PIERROTの楽曲で初めて聴いたのは、表題の通り『ハルカ・・・』なんですよね。
この曲がPIERROTを代表する楽曲なのかと言われるとそうでもないような気もするんですが、楽曲の雰囲気はともかくとして、演奏の面白さにはPIERROTならではの魅力が詰め込まれていると思うので、この曲を元にPIERROTというバンドの魅力について書いていこうと思います。

皆さんが思う、バンドPIERROTの魅力というのはどんなところでしょうか?
筆者が思うのは、演奏のちょっとしたヘンテコさなんですよね、語弊があるかもしれませんが、、。

まずリズム隊からいくと、ドラムのTAKEOのフレーズには変則的なものが多く、『ハルカ・・・』にはそこまで顕著なものはないものの、シングル曲だと『神経がワレル暑い夜』や『クリア・スカイ』を聴けばその端緒が伺えるかと思います。

ベースのKOHTAは比較的シンプルなフレーズを弾いている場面が多い一方で、ところどころで差し込まれる音遣いが何とも独特で耳に残るんですよね。
今回取り上げた『ハルカ・・・』でいくとAメロの裏のフレーズや、2度目のサビを終えた後の間奏のベースソロ的なフレーズがまさにその一例だと思っていて、これ以外にもスケールアウトしたような音遣いを違和感を覚えないギリギリのところで使っているのが好きです。
これを意図してやっているのか無意識のうちにこうなっているのかというのが気になるところです。

そして、話をツインギターに向けると、基礎となっているのはLUNA SEA的な役割分担で、アイジがSUGIZO的、潤がINORAN的だと捉えればそう大差はないかと思います。

ただ、LUNA SEAの正統進化版かと問われるとまた違った様相で、アイジはリード的なストレートなフレーズが多い中で、ベースのKOHTAともまた違ったスケールアウトしたフレーズが目立ち、特にギターソロでそういった独自性が目立ちます。
弾き方にも独特のニュアンスがあって、tab譜で見るとシンプルに感じられるソロでも、実際に再現を試みると何か違うなとなってしまうんですよね。
一方で後期の『HELLO』や『Smiley Skeleton』で聴くことのできるような王道ロックリフをカッコ良く聴かせることもできるというのが凄いんですよ。
アイジの歪んだギターの音は単純にとてもカッコ良いです。

潤は初期INORAN的な透明感のあるアルペジオフレーズを多々弾いている中、ギターシンセを駆使したこれまたヘンテコなフレーズも多く残していますw
『ハルカ・・・』ではこのギターシンセが多々使用されていて、サビの裏のリード的フレーズ(これはピッチシフターかも?)から間奏の鐘の音のようなフレーズまで、一部ではアイジよりも目立つようなフレーズを弾いているのがこのツインギターの面白いところです。

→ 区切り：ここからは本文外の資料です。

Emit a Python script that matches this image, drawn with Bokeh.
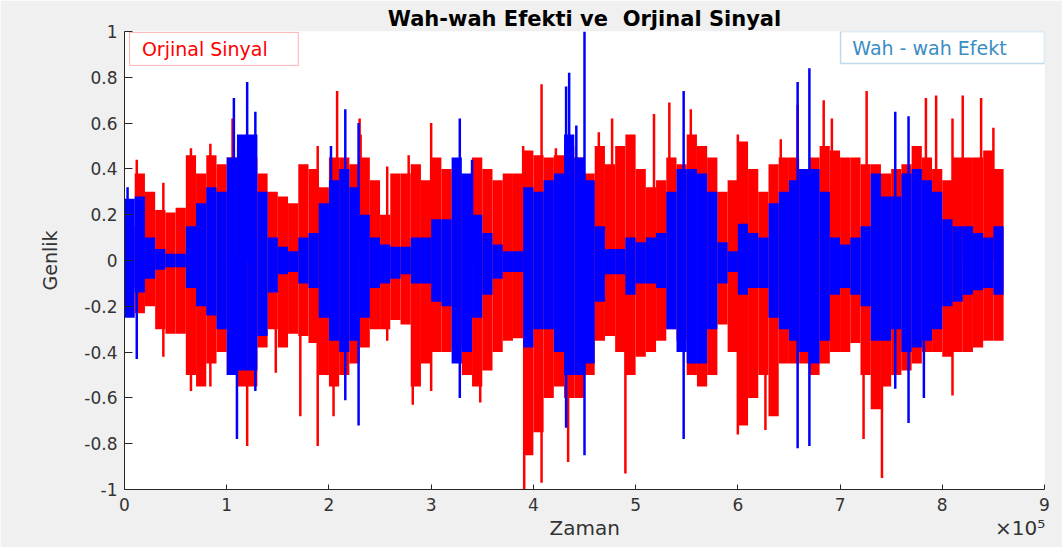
from bokeh.plotting import figure
from bokeh.models import Label, BoxAnnotation, FixedTicker, Range1d
from bokeh.embed import file_html
from bokeh.resources import INLINE

# x in units of 1e5 samples, bins of 1e4 samples
BIN = 0.1
red_upper = [0.15,0.38,0.30,0.22,0.21,0.23,0.46,0.38,0.46,0.42,
             0.45,0.50,0.45,0.38,0.30,0.28,0.25,0.42,0.40,0.32,
             0.45,0.45,0.42,0.45,0.35,0.20,0.38,0.38,0.42,0.35,
             0.45,0.40,0.38,0.35,0.45,0.40,0.35,0.38,0.38,0.48,
             0.46,0.45,0.46,0.50,0.45,0.38,0.50,0.42,0.50,0.55,
             0.40,0.32,0.35,0.45,0.42,0.55,0.50,0.45,0.30,0.35,
             0.52,0.40,0.30,0.42,0.45,0.45,0.40,0.45,0.50,0.48,
             0.45,0.45,0.42,0.42,0.38,0.40,0.42,0.50,0.45,0.40,
             0.35,0.45,0.45,0.45,0.48,0.40]
red_lower = [-0.12,-0.23,-0.20,-0.30,-0.32,-0.32,-0.50,-0.55,-0.45,-0.40,
             -0.50,-0.55,-0.55,-0.38,-0.30,-0.38,-0.32,-0.33,-0.36,-0.50,
             -0.55,-0.50,-0.45,-0.38,-0.30,-0.30,-0.26,-0.28,-0.55,-0.45,
             -0.40,-0.40,-0.38,-0.50,-0.55,-0.48,-0.40,-0.35,-0.34,-0.85,
             -0.75,-0.60,-0.55,-0.60,-0.60,-0.50,-0.35,-0.33,-0.40,-0.50,
             -0.42,-0.40,-0.35,-0.30,-0.35,-0.50,-0.55,-0.50,-0.28,-0.40,
             -0.72,-0.60,-0.50,-0.68,-0.45,-0.45,-0.45,-0.50,-0.45,-0.40,
             -0.40,-0.36,-0.50,-0.65,-0.55,-0.50,-0.48,-0.45,-0.40,-0.40,
             -0.42,-0.40,-0.40,-0.38,-0.35,-0.35]
blue_upper = [0.27,0.28,0.10,0.05,0.03,0.03,0.15,0.25,0.32,0.30,
              0.45,0.55,0.55,0.30,0.10,0.06,0.04,0.10,0.12,0.25,
              0.35,0.40,0.32,0.20,0.10,0.07,0.06,0.06,0.10,0.10,
              0.18,0.18,0.45,0.38,0.20,0.12,0.07,0.04,0.04,0.32,
              0.30,0.35,0.38,0.55,0.45,0.35,0.15,0.05,0.05,0.10,
              0.08,0.10,0.12,0.30,0.40,0.40,0.38,0.30,0.08,0.04,
              0.16,0.12,0.10,0.25,0.30,0.35,0.40,0.40,0.30,0.10,
              0.07,0.10,0.15,0.38,0.28,0.28,0.38,0.40,0.35,0.30,
              0.18,0.15,0.15,0.12,0.10,0.15]
blue_lower = [-0.25,-0.14,-0.08,-0.04,-0.03,-0.03,-0.12,-0.20,-0.24,-0.30,
              -0.50,-0.48,-0.48,-0.33,-0.14,-0.06,-0.05,-0.10,-0.12,-0.25,
              -0.35,-0.40,-0.35,-0.25,-0.12,-0.10,-0.08,-0.06,-0.10,-0.10,
              -0.18,-0.20,-0.45,-0.40,-0.25,-0.15,-0.08,-0.05,-0.05,-0.38,
              -0.30,-0.30,-0.40,-0.50,-0.50,-0.45,-0.18,-0.06,-0.06,-0.15,
              -0.10,-0.10,-0.12,-0.30,-0.40,-0.45,-0.45,-0.30,-0.10,-0.05,
              -0.15,-0.12,-0.12,-0.25,-0.30,-0.35,-0.40,-0.45,-0.35,-0.15,
              -0.12,-0.15,-0.20,-0.35,-0.35,-0.30,-0.40,-0.38,-0.35,-0.30,
              -0.20,-0.18,-0.15,-0.13,-0.12,-0.15]

# isolated peaks (x in 1e5 samples, amplitude)
red_spike_x = [0.12,0.38,0.38,0.65,0.65,0.84,0.84,1.057,1.20,1.48,1.72,1.89,1.89,2.045,2.08,
               2.30,2.31,2.57,2.57,2.78,2.82,3.00,3.00,3.48,3.90,3.91,4.08,4.08,4.22,4.34,
               4.64,4.77,4.90,5.18,5.33,5.54,6.00,6.00,6.27,6.42,6.585,6.84,6.92,
               7.23,7.26,7.41,7.84,7.94,8.10,8.10,8.20,8.38,8.50]
red_spike_y = [0.44,-0.42,0.34,0.49,-0.57,0.51,-0.55,0.62,-0.81,-0.49,-0.68,0.50,-0.81,-0.68,0.74,
               0.62,0.55,0.41,-0.35,0.46,-0.63,0.60,-0.57,-0.62,0.50,-1.00,0.77,-0.97,0.49,-0.88,
               0.56,0.62,-0.93,0.64,0.69,0.66,0.55,-0.76,-0.74,0.53,0.68,0.70,0.62,
               -0.78,0.74,-0.95,0.71,0.72,0.62,-0.59,0.72,0.71,0.58]
blue_spike_x = [0.03,0.12,1.07,1.10,1.20,1.28,1.28,2.02,2.16,2.16,2.29,2.29,3.28,3.28,3.40,
                4.32,4.32,4.35,4.42,4.50,4.50,5.47,5.47,6.585,6.585,6.70,6.70,
                7.54,7.54,7.67,7.67,7.82]
blue_spike_y = [0.32,-0.43,0.71,-0.78,0.78,0.65,-0.57,0.50,0.66,-0.61,0.60,-0.72,0.62,-0.60,0.44,
                0.76,-0.73,0.82,0.59,1.00,-0.85,0.74,-0.78,0.78,-0.82,0.84,-0.81,
                0.65,-0.56,0.63,-0.71,-0.60]

x_ticks = [0, 1, 2, 3, 4, 5, 6, 7, 8, 9]
y_ticks = [-1, -0.8, -0.6, -0.4, -0.2, 0, 0.2, 0.4, 0.6, 0.8, 1]

FONT = "DejaVu Sans"
TXT = "#333333"
NB = "\u00a0"

p = figure(width=1062, height=547, output_backend="svg", toolbar_location=None,
           x_range=Range1d(0, 9), y_range=Range1d(-1, 1),
           min_border_left=124, min_border_right=18, min_border_top=31, min_border_bottom=58)
p.border_fill_color = "#F0F0F0"
p.background_fill_color = "white"
p.outline_line_color = None
p.grid.visible = False

p.title.text = "Wah-wah Efekti ve " + NB + "Orjinal Sinyal"
p.title.align = "center"
p.title.text_font = FONT
p.title.text_font_style = "bold"
p.title.text_font_size = "21px"
p.title.text_color = "#000000"
p.title.standoff = 2

centers = [(i + 0.5) * BIN for i in range(len(red_upper))]
p.vbar(x=centers, width=BIN, top=red_upper, bottom=red_lower, color="#FF0000", line_width=0)
p.segment(x0=red_spike_x, y0=[0]*len(red_spike_x), x1=red_spike_x, y1=red_spike_y,
          line_color="#FF0000", line_width=2.5)
p.vbar(x=centers, width=BIN, top=blue_upper, bottom=blue_lower, color="#0000FF", line_width=0)
p.segment(x0=blue_spike_x, y0=[0]*len(blue_spike_x), x1=blue_spike_x, y1=blue_spike_y,
          line_color="#0000FF", line_width=2.5)

for ax in (p.xaxis[0], p.yaxis[0]):
    ax.axis_line_color = "#262626"
    ax.major_tick_line_color = "#262626"
    ax.minor_tick_line_color = None
    ax.major_tick_out = 0
    ax.major_label_text_font = FONT
    ax.major_label_text_font_size = "17px"
    ax.major_label_text_color = TXT
    ax.axis_label_text_font = FONT
    ax.axis_label_text_font_style = "normal"
    ax.axis_label_text_color = TXT

p.xaxis.ticker = FixedTicker(ticks=x_ticks)
p.xaxis.major_tick_in = 5
p.xaxis.major_label_standoff = 8
# "Zaman" centred under the axis, with the x10^5 exponent at the right end of the same line
p.xaxis.axis_label = NB * 67 + "Zaman" + NB * 59 + "\u00d710\u2075"
p.xaxis.axis_label_text_font_size = "20px"
p.xaxis.axis_label_standoff = 2

p.yaxis.ticker = FixedTicker(ticks=y_ticks)
p.yaxis.major_label_overrides = {-1: "-1", 0: "0", 1: "1", -0.8: "-0.8", -0.6: "-0.6",
                                 -0.4: "-0.4", -0.2: "-0.2", 0.2: "0.2", 0.4: "0.4",
                                 0.6: "0.6", 0.8: "0.8"}
p.yaxis.major_tick_in = 8
p.yaxis.major_label_standoff = 7
p.yaxis.axis_label = "Genlik"
p.yaxis.axis_label_text_font_size = "19px"
p.yaxis.axis_label_standoff = 20

# legend boxes
p.add_layout(BoxAnnotation(left=0.049, right=1.70, top=0.996, bottom=0.852,
                           fill_color="white", fill_alpha=1, line_color="#FF0000", line_width=1))
p.add_layout(Label(x=0.17, y=0.924, text="Orjinal Sinyal", text_baseline="middle",
                   text_font=FONT, text_font_size="19px", text_color="#FF0000"))
p.add_layout(BoxAnnotation(left=7.005, right=9.0, top=1.0, bottom=0.86,
                           fill_color="white", fill_alpha=1, line_color="#2E86C1", line_width=1.5))
p.add_layout(Label(x=7.12, y=0.93, text="Wah - wah Efekt", text_baseline="middle",
                   text_font=FONT, text_font_size="19px", text_color="#3A8DC3"))

open("out.html", "w").write(file_html(p, INLINE))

と書いてきた通り、それぞれのパートに一筋縄では行かない個性を持ちつつも、バンドとして重なった時に破綻することなく独自の世界観が広がっているのがPIERROTの魅力なのかなぁと。

当然ですが、そのバンドサウンドに乗っているのがキリトのボーカルだからより魅力が増しているというのは言うまでもないことです。
キリトの凄さはライブでのカリスマ的な魅力に集約されている、と捉えたくなってしまう一方で、どこか主人公感を感じるクリーンな声質も魅力的なんですよね。
言い方が微妙かもしれませんが、文学青年的な声質だと自分は思っていて、そのクリーンな声が激し目の曲ではゴリゴリに歪んだ質感に変わるところにスリリングさを感じます。
同じアルバムに収録されている『ハルカ・・・』と『Newborn Baby』の落差ときたら凄いですからねw

といったところで、『ハルカ・・・』はPIERROTの得意技的なタイプの曲ではないかもしれませんが、キャッチーなメロディを歌うキリトのクリーンボーカルに、意外とストレートではないマニアックなフレーズが所々にねじ込まれるバンドの演奏とが楽しめるのでおすすめです。
恐らくANDROGYNOSで演奏されることはないと思いますが、ぜひ聴いてみてください。